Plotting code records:
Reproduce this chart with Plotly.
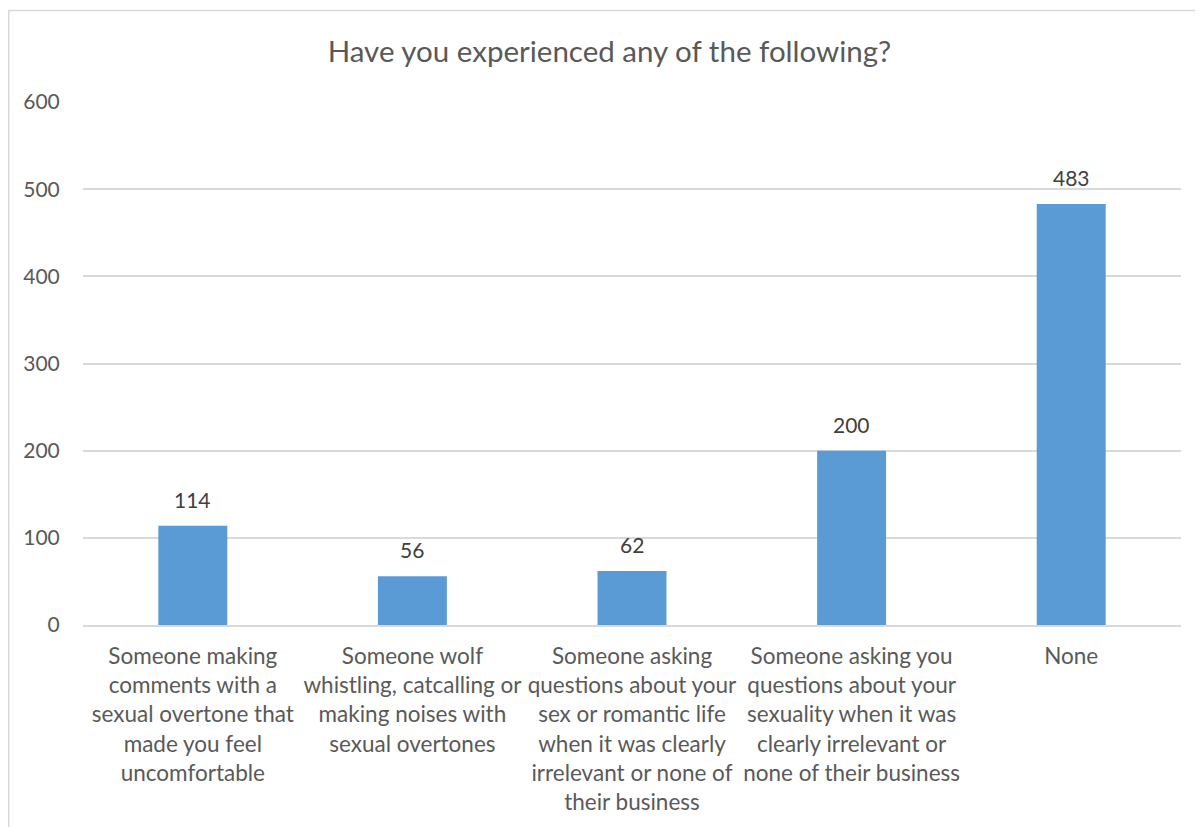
import plotly.graph_objects as go

categories = [
    "Someone making<br>comments with a<br>sexual overtone that<br>made you feel<br>uncomfortable",
    "Someone wolf<br>whistling, catcalling or<br>making noises with<br>sexual overtones",
    "Someone asking<br>questions about your<br>sex or romantic life<br>when it was clearly<br>irrelevant or none of<br>their business",
    "Someone asking you<br>questions about your<br>sexuality when it was<br>clearly irrelevant or<br>none of their business",
    "None",
]
keys = ["c1", "c2", "c3", "c4", "c5"]
values = [114, 56, 62, 200, 483]
title_text = "Have you experienced any of the following?"

FONT = "Lato"
GREY = "#595959"

fig = go.Figure()
fig.add_trace(go.Bar(
    x=keys, y=values,
    marker=dict(color="#5B9BD5", line=dict(width=0)),
    hoverinfo="x+y",
))

for k, v in zip(keys, values):
    fig.add_annotation(
        x=k, y=v, text=str(v), showarrow=False,
        yanchor="bottom", yshift=12,
        font=dict(family=FONT, size=21, color="#404040"),
    )

fig.add_shape(
    type="rect", xref="paper", yref="paper",
    x0=-0.0676, x1=1.2, y0=-0.6, y1=1.175,
    line=dict(color="#D9D9D9", width=1.5), fillcolor="rgba(0,0,0,0)",
    layer="below",
)

fig.update_layout(
    width=1203, height=827,
    margin=dict(l=75, r=30, t=94, b=209.5),
    paper_bgcolor="white", plot_bgcolor="white",
    bargap=0.686,
    showlegend=False,
    title=dict(
        text=title_text, xref="container", x=0.5, xanchor="center",
        yref="container", y=0.947, yanchor="middle",
        font=dict(family=FONT, size=29.5, color=GREY),
    ),
    xaxis=dict(
        tickmode="array", tickvals=keys, ticktext=categories,
        showgrid=False, showline=True, linecolor="#D9D9D9", linewidth=1.5,
        ticks="outside", ticklen=10, tickcolor="rgba(0,0,0,0)",
        tickfont=dict(family=FONT, size=22.5, color=GREY),
        tickangle=0, automargin=False,
    ),
    yaxis=dict(
        range=[0, 600], tickmode="linear", tick0=0, dtick=100,
        showgrid=True, gridcolor="#D9D9D9", gridwidth=1.5,
        zeroline=False, showline=False,
        ticks="outside", ticklen=18, tickcolor="rgba(0,0,0,0)",
        tickfont=dict(family=FONT, size=21, color=GREY),
        automargin=False,
    ),
)

fig.write_html("out.html")
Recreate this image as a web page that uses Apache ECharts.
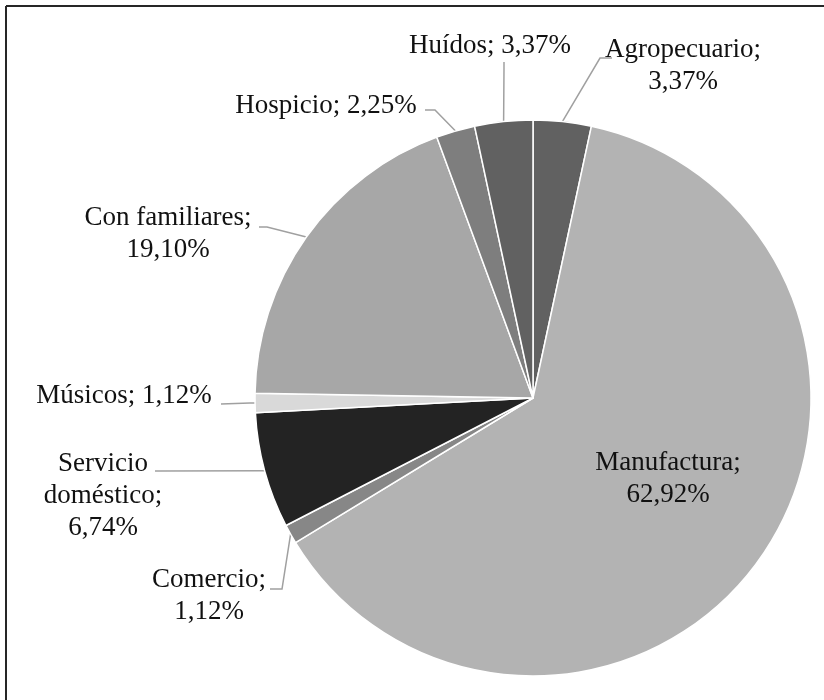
<!DOCTYPE html>
<html><head><meta charset="utf-8">
<script src="https://cdn.jsdelivr.net/npm/echarts@6/dist/echarts.min.js"></script>
<style>html,body{margin:0;padding:0;background:#fff}#c{width:824px;height:700px}</style>
</head><body><div id="c"></div>
<script>
// ---- data ----
const categories = ['Agropecuario','Manufactura','Comercio','Servicio doméstico','Músicos','Con familiares','Hospicio','Huídos'];
const values = [3.37, 62.92, 1.12, 6.74, 1.12, 19.10, 2.25, 3.37];

// ---- styles / layout ----
const colors = ['#616161','#b3b3b3','#878787','#232323','#d9d9d9','#a7a7a7','#7e7e7e','#616161'];
const labelName = {'Servicio doméstico': 'Servicio\ndoméstico'};
const labelSep = {'Músicos': ' ', 'Hospicio': ' ', 'Huídos': ' '};
const labelPlacement = {
  'Agropecuario': {x: 683, y: 66, line: [[600, 58], [612, 58]]},
  'Manufactura': {x: 668, y: 479},
  'Comercio': {x: 209, y: 596, line: [[282, 589], [270, 589]]},
  'Servicio doméstico': {x: 103, y: 496, line: [[160, 471], [155, 471]]},
  'Músicos': {x: 124, y: 396, line: [[250, 403], [221, 404]]},
  'Con familiares': {x: 168, y: 234, line: [[267, 227], [259, 227]]},
  'Hospicio': {x: 326, y: 106, line: [[435, 110], [425, 110]]},
  'Huídos': {x: 490, y: 46, line: [[504, 68], [504, 62]]}
};

const fmt = v => v.toFixed(2).replace('.', ',') + '%';

const chart = echarts.init(document.getElementById('c'), null, {renderer: 'canvas'});
const data = categories.map((name, i) => {
  const item = {name: name, value: values[i], itemStyle: {color: colors[i]}};
  if (name === 'Manufactura') {
    item.label = {position: 'inside'};
    item.labelLine = {show: false};
  }
  return item;
});

chart.setOption({
  animation: false,
  backgroundColor: '#fff',
  graphic: [
    {type: 'line', shape: {x1: 6, y1: 6, x2: 6, y2: 700}, style: {stroke: '#262626', lineWidth: 2}},
    {type: 'line', shape: {x1: 6, y1: 6, x2: 824, y2: 6}, style: {stroke: '#262626', lineWidth: 2}}
  ],
  series: [{
    type: 'pie',
    center: [533, 398],
    radius: 278,
    startAngle: 90,
    clockwise: true,
    avoidLabelOverlap: false,
    data: data,
    itemStyle: {borderColor: '#ffffff', borderWidth: 1.5},
    label: {
      show: true,
      position: 'outside',
      fontFamily: 'Liberation Serif',
      fontSize: 27,
      lineHeight: 32,
      color: '#111',
      formatter: p => (labelName[p.name] || p.name) + ';' + (labelSep[p.name] || '\n') + fmt(p.value)
    },
    labelLine: {show: true, length: 20, length2: 10, lineStyle: {color: '#a0a0a0', width: 1.5}},
    labelLayout: function (params) {
      const name = categories[params.dataIndex];
      const pl = labelPlacement[name];
      const res = {x: pl.x, y: pl.y, align: 'center', verticalAlign: 'middle'};
      if (pl.line && params.labelLinePoints) {
        res.labelLinePoints = [params.labelLinePoints[0]].concat(pl.line);
      }
      return res;
    }
  }]
});
</script>
</body></html>
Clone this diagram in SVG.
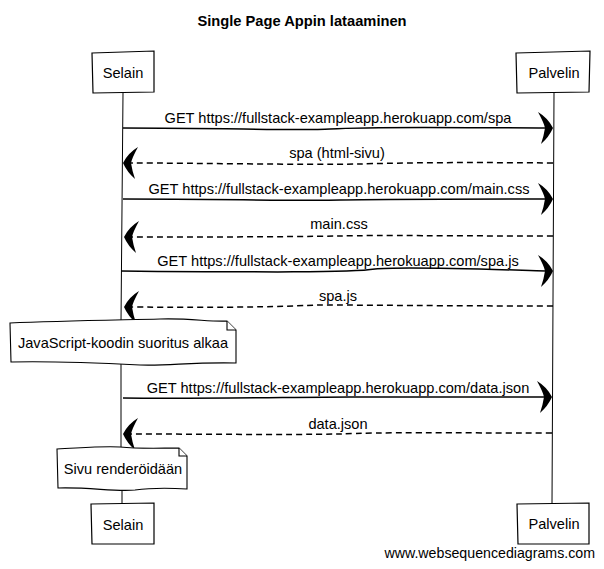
<svg xmlns="http://www.w3.org/2000/svg" xmlns:xlink="http://www.w3.org/1999/xlink" width="604" height="569" viewBox="0 0 604 569">
<style>
text{font-family:"Liberation Sans",Arial,sans-serif;font-size:14.6px;fill:#000}
.title{font-weight:bold;font-size:14.7px}
.box{fill:#fff;stroke:#000;stroke-width:1.2}
.life{fill:none;stroke:#000;stroke-width:1}
.msg{fill:none;stroke:#000;stroke-width:1.5}
.ret{fill:none;stroke:#000;stroke-width:1.5;stroke-dasharray:6 4}
.note{fill:#fff;stroke:#000;stroke-width:1.1}
.mid{text-anchor:middle}
</style>
<defs>
<path id="headR" d="M0,0 Q-5,-10 -15,-16 Q-9,-5 -8,0 Q-9,7 -12,16 Q-4,9 0,0 Z" fill="#000"/>
<path id="headL" d="M0,0 Q5,-10 15,-16 Q9,-5 8,0 Q9,7 12,16 Q4,9 0,0 Z" fill="#000"/>
</defs>
<rect width="604" height="569" fill="#fff"/>
<text class="title mid" x="302" y="26">Single Page Appin lataaminen</text>

<g id="lifelines">
<path class="life" d="M123,93 L121,322"/>
<path class="life" d="M121,363 L121,448"/>
<path class="life" d="M122,489 L122,503"/>
<path class="life" d="M554,93 Q553,300 552,503"/>
</g>

<g id="selain-top">
<path class="box" d="M92,53 L154,51 L154,92 L93,93 Z"/>
<text class="mid" x="123" y="78">Selain</text>
</g>
<g id="palvelin-top">
<path class="box" d="M516,53 L590,51 L589,92 L517,93 Z"/>
<text class="mid" x="554" y="78">Palvelin</text>
</g>

<g id="connectors">
<path class="msg" d="M123,128 C230,128 300,131 330,129 C380,126 480,128 546,128"/>
<use xlink:href="#headR" x="553" y="128"/>
<text class="mid" x="338" y="123">GET https://fullstack-exampleapp.herokuapp.com/spa</text>

<path class="ret" d="M553,163 C450,162 390,163 360,164 C300,165 200,163 131,163"/>
<use xlink:href="#headL" x="123" y="163"/>
<text class="mid" x="337" y="158">spa (html-sivu)</text>

<path class="msg" d="M123,199 C220,199 300,201 340,200 C400,199 480,199 546,199"/>
<use xlink:href="#headR" x="553" y="199"/>
<text class="mid" x="339" y="194">GET https://fullstack-exampleapp.herokuapp.com/main.css</text>

<path class="ret" d="M553,236 C450,236 380,235 340,236 C280,237 200,237 132,237"/>
<use xlink:href="#headL" x="124" y="237"/>
<text class="mid" x="339" y="229">main.css</text>

<path class="msg" d="M121,271 C250,272 350,273 375,269 C400,266 480,269 546,271"/>
<use xlink:href="#headR" x="553" y="271"/>
<text class="mid" x="338" y="266">GET https://fullstack-exampleapp.herokuapp.com/spa.js</text>

<path class="ret" d="M553,306 C450,306 360,305 320,305 C290,306 260,308 132,307"/>
<use xlink:href="#headL" x="124" y="307"/>
<text class="mid" x="338" y="301">spa.js</text>

<path class="msg" d="M123,398 C200,399 300,397 350,397 C420,397 480,397 545,397"/>
<use xlink:href="#headR" x="552" y="397"/>
<text class="mid" x="338" y="393">GET https://fullstack-exampleapp.herokuapp.com/data.json</text>

<path class="ret" d="M552,433 C450,433 380,432 340,434 C280,435 200,434 131,434"/>
<use xlink:href="#headL" x="123" y="434"/>
<text class="mid" x="338" y="429">data.json</text>
</g>

<g id="note-js">
<path class="note" d="M10,323 C60,321 120,320 160,319 C190,318 210,322 227,321 L236,330 L236,363 C190,362 170,366 140,365 C100,363 50,361 11,362 Z"/>
<path class="note" d="M227,321 L227,330 L236,330"/>
<text class="mid" x="123" y="348">JavaScript-koodin suoritus alkaa</text>
</g>

<g id="note-render">
<path class="note" d="M57,449 C80,448 100,446 120,447 C140,449 160,448 179,448 L187,456 L187,489 C170,488 150,488 135,490 C115,492 90,487 58,488 Z"/>
<path class="note" d="M179,448 L179,456 L187,456"/>
<text class="mid" x="123" y="474">Sivu renderöidään</text>
</g>

<g id="selain-bottom">
<path class="box" d="M91,504 L154,503 L154,544 L92,544 Z"/>
<text class="mid" x="123" y="530">Selain</text>
</g>
<g id="palvelin-bottom">
<path class="box" d="M517,504 L589,503 L589,544 L518,544 Z"/>
<text class="mid" x="554" y="529">Palvelin</text>
</g>

<text x="595" y="558" style="text-anchor:end;font-size:14.2px">www.websequencediagrams.com</text>
</svg>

Exercise directions:
Up to and including the line with "import plotly.graph_objects as go", copy the data above from its first line. Skip pictures.

Answer below:
Reproduce this chart with Plotly.
import plotly.graph_objects as go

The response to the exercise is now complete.